How to use dynamic edges per attention head?


#1

I am following the example of implementing Transformer using DGL. In my implementation, I would like to use a separate list of edge ids per attention head per layer. E.g consider a 1 layer encoder with 2 heads. The first head will learn to attend on immediate neighbour, and the second head will learn to attend next to immediate neighbour and so on. My current implementation is as follows:

        if per_head and len(per_head):
            for i in range(0, len(per_head)):
                g.apply_edges(src_dot_dst('k', 'q', 'score', i), per_head[i])
        else:
            g.apply_edges(src_dot_dst('k', 'q', 'score'), eids)

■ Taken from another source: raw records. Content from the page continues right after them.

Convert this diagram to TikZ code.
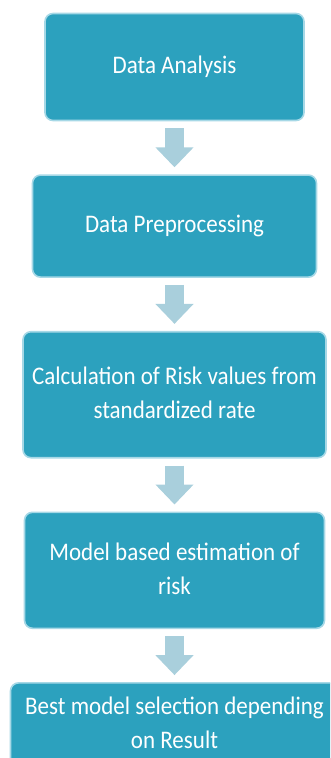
\documentclass[tikz,border=0pt]{standalone}
\usepackage{fontspec}
\setmainfont{Carlito}
\usepackage{graphicx}
\usepackage{tikz}
\usetikzlibrary{positioning,arrows.meta}
\definecolor{boxteal}{HTML}{2CA1BE}
\definecolor{boxedge}{HTML}{A6D8E6}
\definecolor{flowblue}{HTML}{A9CFDC}
% stretched label text, lines centred
\newcommand{\steptext}[1]{\scalebox{1}[1.1]{\begin{tabular}{@{}c@{}}#1\end{tabular}}}

\begin{document}
\begin{tikzpicture}[
  node distance=53pt,
  stage/.style={rectangle,rounded corners=8pt,draw=boxedge,line width=1.6pt,fill=boxteal,
                text=white,align=center,inner sep=0pt,font=\fontsize{23}{31}\selectfont},
  flow/.style={-{Triangle[length=20pt,width=37pt]},line width=19pt,flowblue,
               shorten <=7pt,shorten >=7pt}
]
\clip (0,0) rectangle (330pt,-758pt);
\useasboundingbox (0,0) rectangle (330pt,-758pt);
\node[stage,minimum width=259pt,minimum height=107pt] (ana) at (174.5pt,-67pt) {\steptext{Data Analysis}};
\node[stage,below=of ana,minimum width=284pt,minimum height=102pt] (pre) {\steptext{Data Preprocessing}};
\node[stage,below=of pre,minimum width=303pt,minimum height=126pt] (calc)
  {\steptext{Calculation of Risk values from\\ standardized rate}};
\node[stage,below=of calc,minimum width=300pt,minimum height=116pt] (est)
  {\steptext{Model based estimation of\\ risk}};
\node[stage,below=of est,minimum width=328pt,minimum height=84pt] (best)
  {\steptext{Best model selection depending\\ on Result}};
\draw[flow] (ana)--(pre);
\draw[flow] (pre)--(calc);
\draw[flow] (calc)--(est);
\draw[flow] (est)--(best);
\end{tikzpicture}
\end{document}
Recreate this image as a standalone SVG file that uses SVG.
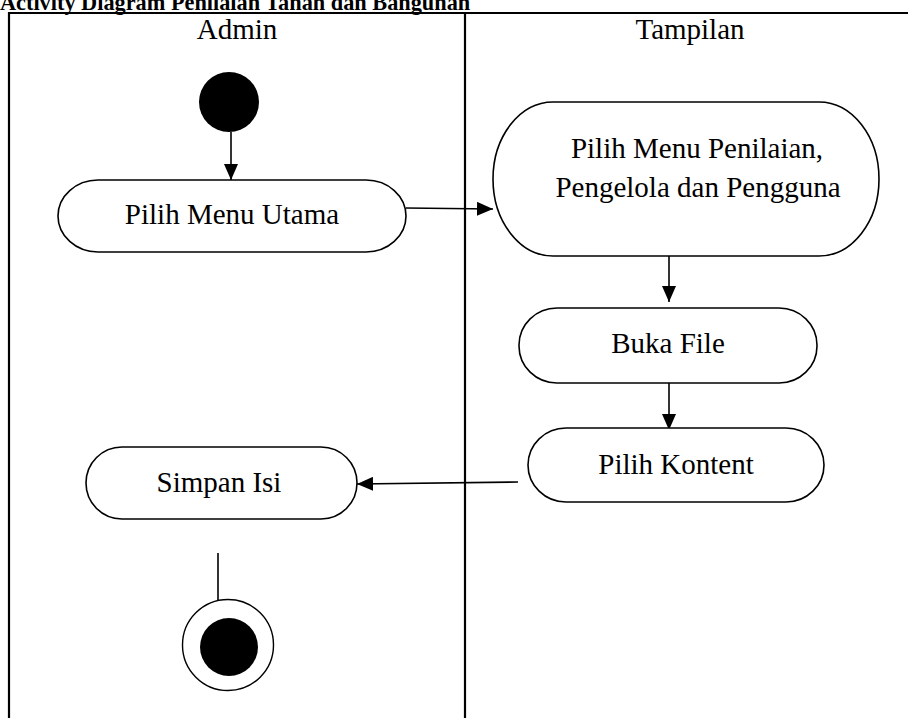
<svg xmlns="http://www.w3.org/2000/svg" width="908" height="718" viewBox="0 0 908 718">
<defs>
<marker id="arr" markerWidth="16" markerHeight="14" refX="16" refY="7" orient="auto" markerUnits="userSpaceOnUse">
<path d="M0,0 L16,7 L0,14 Z" fill="#000"/>
</marker>
</defs>
<style>
text{font-family:"Liberation Serif","Times New Roman",serif;fill:#000}
.lbl{font-size:29px;text-anchor:middle}
.title{font-size:22.3px;font-weight:bold}
.frame{stroke:#000;stroke-width:2.2;fill:none}
.act{fill:#fff;stroke:#000;stroke-width:1.6}
.edge{stroke:#000;stroke-width:1.6;fill:none}
</style>
<rect width="908" height="718" fill="#fff"/>
<text class="title" x="0" y="10">Activity Diagram Penilaian Tanah dan Bangunan</text>
<g id="swimlanes">
<line class="frame" x1="9" y1="13" x2="908" y2="13"/>
<line class="frame" x1="9" y1="12" x2="9" y2="718"/>
<line class="frame" x1="465" y1="13" x2="465" y2="718"/>
<text class="lbl" x="237" y="39">Admin</text>
<text class="lbl" x="690" y="39">Tampilan</text>
</g>
<g id="connectors">
<line class="edge" x1="231" y1="132" x2="231" y2="180" marker-end="url(#arr)"/>
<line class="edge" x1="406" y1="208" x2="493" y2="209" marker-end="url(#arr)"/>
<line class="edge" x1="669" y1="256" x2="669" y2="302" marker-end="url(#arr)"/>
<line class="edge" x1="669" y1="383" x2="669" y2="430" marker-end="url(#arr)"/>
<line class="edge" x1="518" y1="482" x2="357" y2="484" marker-end="url(#arr)"/>
<line class="edge" x1="218" y1="553" x2="218" y2="600"/>
</g>
<g id="start">
<circle cx="229" cy="102" r="30" fill="#000"/>
</g>
<g id="pilih-menu-utama">
<rect class="act" x="58" y="180" width="348" height="72" rx="40" ry="36"/>
<text class="lbl" x="232" y="224">Pilih Menu Utama</text>
</g>
<g id="pilih-menu-penilaian">
<rect class="act" x="493" y="102" width="386" height="154" rx="60" ry="77"/>
<text class="lbl" x="697" y="158">Pilih Menu Penilaian,</text>
<text class="lbl" x="698" y="197">Pengelola dan Pengguna</text>
</g>
<g id="buka-file">
<rect class="act" x="519" y="308" width="298" height="75" rx="38" ry="37"/>
<text class="lbl" x="668" y="353">Buka File</text>
</g>
<g id="pilih-kontent">
<rect class="act" x="528" y="428" width="296" height="74" rx="38" ry="37"/>
<text class="lbl" x="676" y="474">Pilih Kontent</text>
</g>
<g id="simpan-isi">
<rect class="act" x="86" y="447" width="271" height="72" rx="36" ry="36"/>
<text class="lbl" x="219" y="492">Simpan Isi</text>
</g>
<g id="end">
<circle cx="228" cy="645" r="45.5" fill="#fff" stroke="#000" stroke-width="1.4"/>
<circle cx="229" cy="647" r="29" fill="#000"/>
</g>
</svg>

and then perform multiplication only for that head inside src_dot_dst. Other scores would be None or 0 I presume. I also tried another approach in which I use torch indexing to set scores of “non-active” heads (ones that do not belong in per_head[head_index]) to 0.

Will this affect pytorch autograd, since it is passing only a subset of the edge ids, and other nodes are effectively not touched in the given head ? Is there a better way of doing this ?


#2

Hi,

Setting other head to zeros with mask won’t affect autograd and set them to zeros with inplace operator would break autograd.

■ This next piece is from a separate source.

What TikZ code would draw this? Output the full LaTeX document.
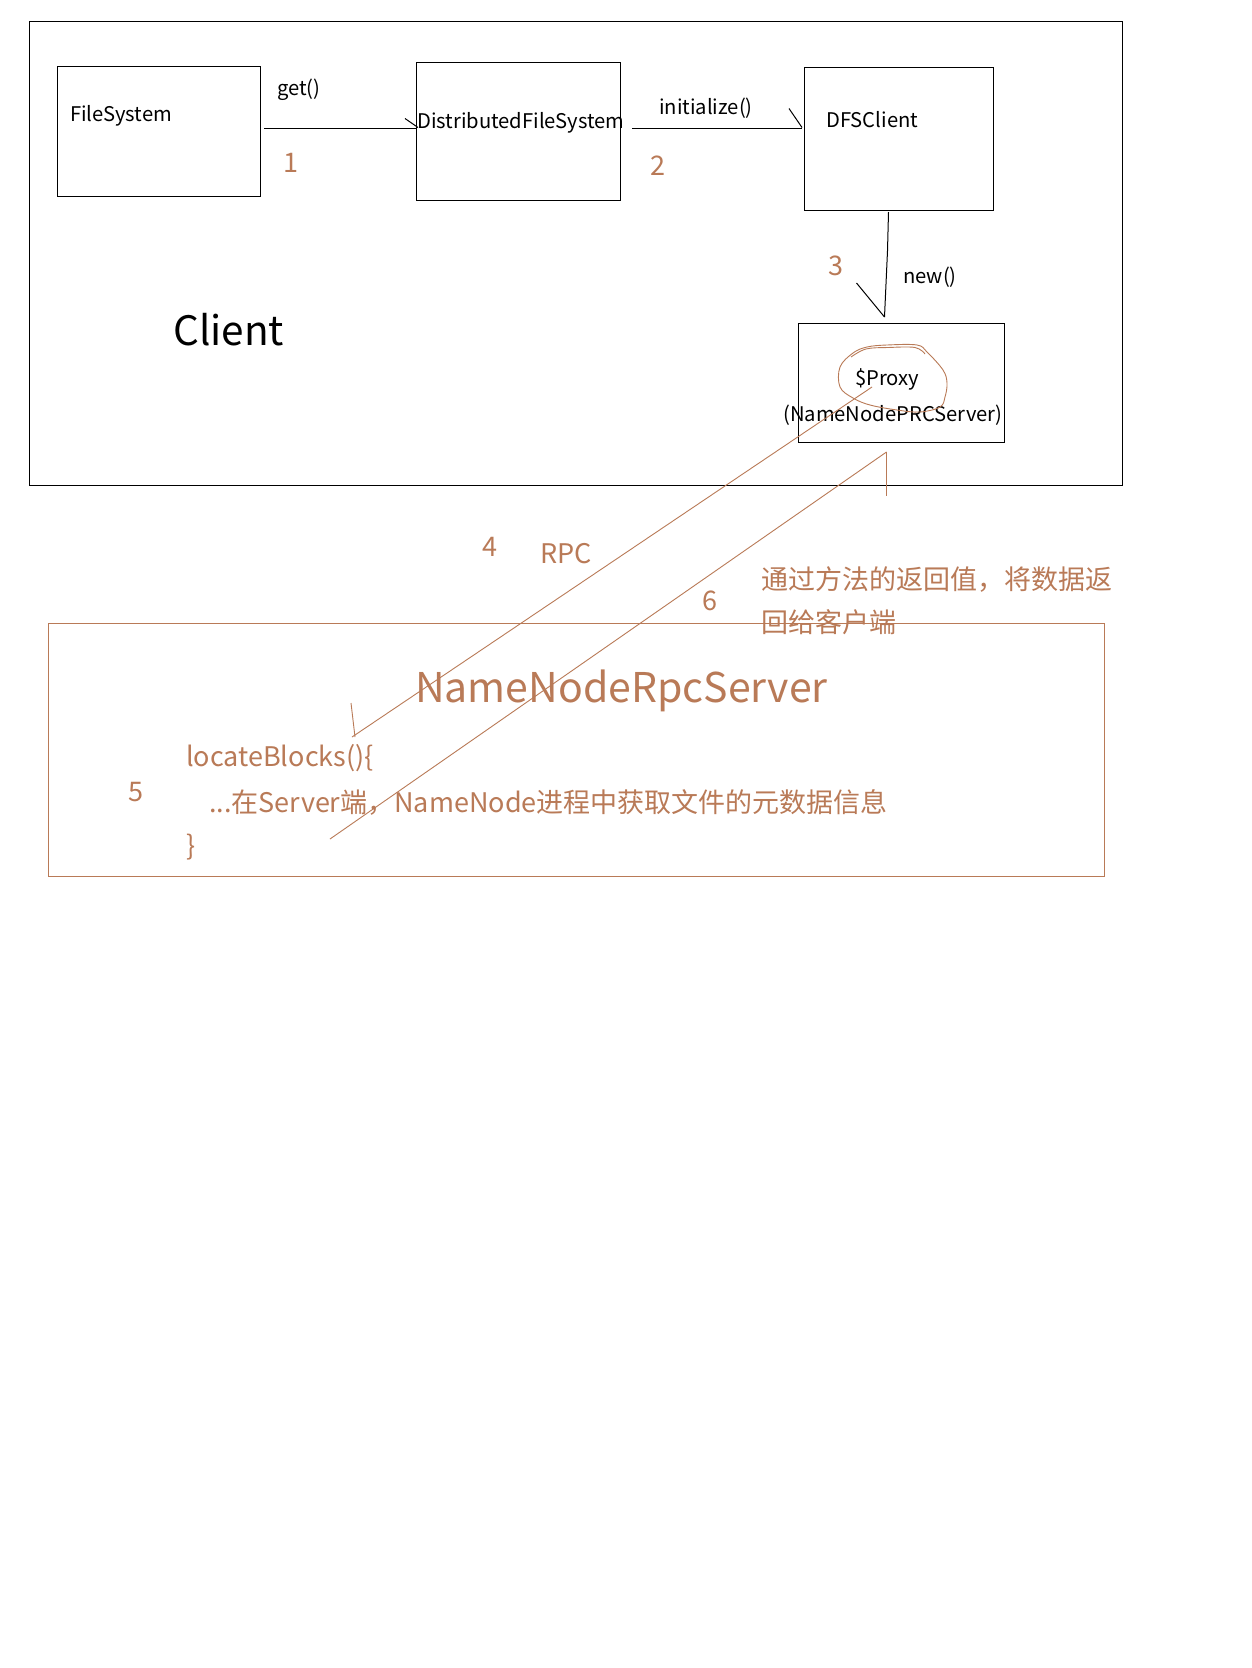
\documentclass[tikz,border=0pt]{standalone}
\usepackage{fontspec}
\setmainfont{Noto Sans CJK SC}
\definecolor{pbrown}{RGB}{185,122,87}
\begin{document}
\begin{tikzpicture}[x=1pt,y=-1pt,
  box/.style={draw, line width=1pt, inner sep=0pt, anchor=north west},
  lbl/.style={anchor=base west, inner sep=0pt, font=\fontsize{20.2}{24}\selectfont},
  olbl/.style={anchor=base west, inner sep=0pt, text=pbrown, font=\fontsize{27}{32}\selectfont},
  bline/.style={draw=black, line width=1pt},
  oline/.style={draw=pbrown, line width=0.9pt}]
\useasboundingbox (0,0) rectangle (1252,1668);
\fill[white] (0,0) rectangle (1252,1668);
% boxes
\node[box, minimum width=1093pt, minimum height=464pt] (client) at (29,21) {};
\node[box, minimum width=203pt, minimum height=130pt] (fs) at (57,66) {};
\node[box, minimum width=204pt, minimum height=138pt] (dfs) at (416,62) {};
\node[box, minimum width=189pt, minimum height=143pt] (dfsc) at (804,67) {};
\node[box, minimum width=206pt, minimum height=119pt] (proxy) at (798,323) {};
\node[box, draw=pbrown, minimum width=1056pt, minimum height=253pt] (server) at (47.5,623) {};
% black labels
\node[lbl] (tfs) at (70,121.5) {FileSystem};
\node[lbl] (tget) at (277,95) {get()};
\node[lbl] (tdfs) at (417,128) {DistributedFileSystem};
\node[lbl] (tinit) at (659,114) {initialize()};
\node[lbl] (tdfsc) at (826,127) {DFSClient};
\node[lbl] (tnew) at (903,283) {new()};
\node[lbl] (tproxy) at (855,385) {\$Proxy};
\node[lbl] (tnnprc) at (783,421) {(NameNodePRCServer)};
\node[anchor=base west, inner sep=0pt, font=\fontsize{40.5}{48}\selectfont] (tclient) at (173,345) {Client};
% orange labels
\node[olbl] (n1) at (283,172) {1};
\node[olbl] (n2) at (650,175) {2};
\node[olbl] (n3) at (828,275) {3};
\node[olbl] (n4) at (482,556) {4};
\node[olbl] (trpc) at (540,563) {RPC};
\node[olbl] (n6) at (702,610) {6};
\node[olbl] (tret1) at (761,589) {通过方法的返回值，将数据返};
\node[olbl] (tret2) at (761,632) {回给客户端};
\node[anchor=base west, inner sep=0pt, text=pbrown, font=\fontsize{41}{48}\selectfont] (tnnrpc) at (415,702) {NameNodeRpcServer};
\node[olbl] (tloc) at (186,766) {locateBlocks()\{};
\node[olbl] (n5) at (128,801) {5};
\node[olbl] (tbody) at (209,812) {...在Server端，NameNode进程中获取文件的元数据信息};
\node[olbl] (tclose) at (186,855) {\}};
% connector 1
\draw[bline] ([xshift=3pt,yshift=3pt]fs.east) -- ([yshift=3pt]dfs.west);
\draw[bline] ([xshift=-11pt,yshift=13pt]dfs.west) -- ([xshift=2pt,yshift=4pt]dfs.west);
% connector 2
\draw[bline] ([xshift=11pt,yshift=3pt]dfs.east) -- ([xshift=-2pt,yshift=10.5pt]dfsc.west);
\draw[bline] ([xshift=-15pt,yshift=30.5pt]dfsc.west) -- ([xshift=-2pt,yshift=11.5pt]dfsc.west);
% connector 3
\draw[bline] ([xshift=-10.5pt,yshift=-1pt]dfsc.south) -- ([xshift=-11.5pt,yshift=-40pt]dfsc.south) -- ([xshift=-17pt,yshift=6pt]proxy.north);
\draw[bline] ([xshift=-45pt,yshift=40pt]proxy.north) -- ([xshift=-17pt,yshift=6pt]proxy.north);
% circle around $Proxy
\draw[oline] plot[smooth cycle, tension=0.6] coordinates {(840,367) (853,353) (867,347) (887,345) (917,345) (927,352) (943,370) (947,383) (945,397) (940,407) (920,412) (897,410) (870,405) (853,398) (840,387)};
\draw[oline] plot[smooth, tension=0.6] coordinates {(851,357) (866,349) (888,347.5) (915,347.5) (925,354)};
% connector 4 (RPC)
\draw[oline] ([xshift=74pt,yshift=-64pt]proxy.north west) -- ([xshift=166pt,yshift=29pt]tloc.base west);
\draw[oline] ([xshift=165pt,yshift=63pt]tloc.base west) -- ([xshift=169pt,yshift=29pt]tloc.base west);
% connector 6 (return)
\draw[oline] ([xshift=121pt,yshift=-27pt]tbody.base west) -- ([xshift=-15pt,yshift=-9pt]proxy.south);
\draw[oline] ([xshift=-15pt,yshift=-9pt]proxy.south) -- ([xshift=-15pt,yshift=-53pt]proxy.south);
\end{tikzpicture}
\end{document}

The way dgl using won’t affect autograd. At initialization, all edges data are set to zeros. And after computation, updated ones will be set to new values without breaking the autograd.

I don’t quite understand your if statement in code. However it seems good to me.


#3

Sorry for the confusion regarding the code. I am posting the modified src_dot_dst here

def src_dot_dst(src_field, dst_field, out_field, head_index=None):
    """
    This function serves as a surrogate for `src_dot_dst` built-in apply_edge function.
    """
    def func(edges):
        # If per_head is True then edges are defined per head. We will perform
        # multiplication per head edges[head_index].src[src_field][:,head_index,:] *
        if not head_index:
            return {out_field: (edges.src[src_field] * edges.dst[dst_field]).sum(-1, True) }
        else:
            # Per head, for each edge we will have a score. Instead we will now have scores for certain
            # edges for a given head. Other heads for same edges may or may not update
            return {
                out_field: (edges.src[src_field][:, head_index, :] * edges.dst[dst_field][:, head_index, :]).sum(-1, True)
            }
    return func

In the first post, the variable per_head is an array of edge ids like [ [ 1], [ 4, 5, 6], [2, 4] etc … upto size:n_heads]. So per_heads[i] returns the list of all edge ids that should be considered to calculate the attention score for that head. For all other edges, the score should be zero in that head. However, this fails with the following error:

dgl._ffi.base.DGLError: Cannot update column of scheme Scheme(shape=(1,), dtype=torch.float32) using feature of scheme Scheme(shape=(2, 1), dtype=torch.float32).

at g.apply_edges(src_dot_dst('k', 'q','score', i), per_head[i])

I suspect that this is because score feature is getting updated for different edge_ids per head and the len(edge_ids) per head in the per_head array need not match across heads. If I rename score to score0, score1 etc for each head, it runs until the output layer projection at which point the same error props up.

How do I use a mask to set the remaining edges to zero in each head ? I’ve tried a number of different combinations, but they all failed.


#4

It seems you need separate field for each head right?

The error is saying the shape of your return tensor is not right. It should be (Number_of_edges_applied, edges_feature_shape) and Edges_feature_shape is determined when you create this field and it’s immutable. If you want to store different edges_feature_shape, you need to use another field to do this.

You can print your output shape to see whether it’s expected.

Hope this could help!


#5

Thank you. Will try this.